- Precipitous Bluff Location within Tasmania

Highest point
- Elevation: 1,145 m (3,757 ft)
- Prominence: 415 m (1,362 ft)
- Coordinates: 43°28′00″S 146°36′00″E﻿ / ﻿43.46667°S 146.60000°E

Geography
- Location: Tasmania, Australia
- Parent range: Southern Ranges

= Precipitous Bluff =

Mountain in Tasmania, Australia

Precipitous Bluff or PB is a mountain in the South West Wilderness of Tasmania located north east of New River lagoon.

== Geology and Geography ==
It is visible from the South Coast Track and the Moonlight Ridge walk with a prominence of over 400m consisting of columnar Jurassic dolerite rock. It is rich in Ordovician Carbonates and limestone in the area was briefly under threat by mining in the 1970s. There were also logging threats until it became part of the Southwest National Park.

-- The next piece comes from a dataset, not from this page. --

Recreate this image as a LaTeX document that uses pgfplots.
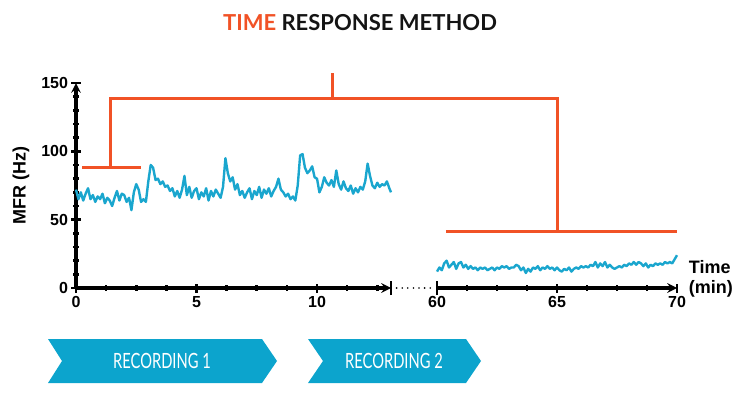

Archaeological and cave features, together with cave fauna were investigated during the Franklin Dam controversy but were criticised for being politically influenced.

== Access ==
PB can be accessed from either the South Coast track to the south, or the Moonlight ridge track to the north east. It is a 2-day walk from the coast track including a lengthy wade through New River Lagoon, or a multi-day hike across the more inland ridges.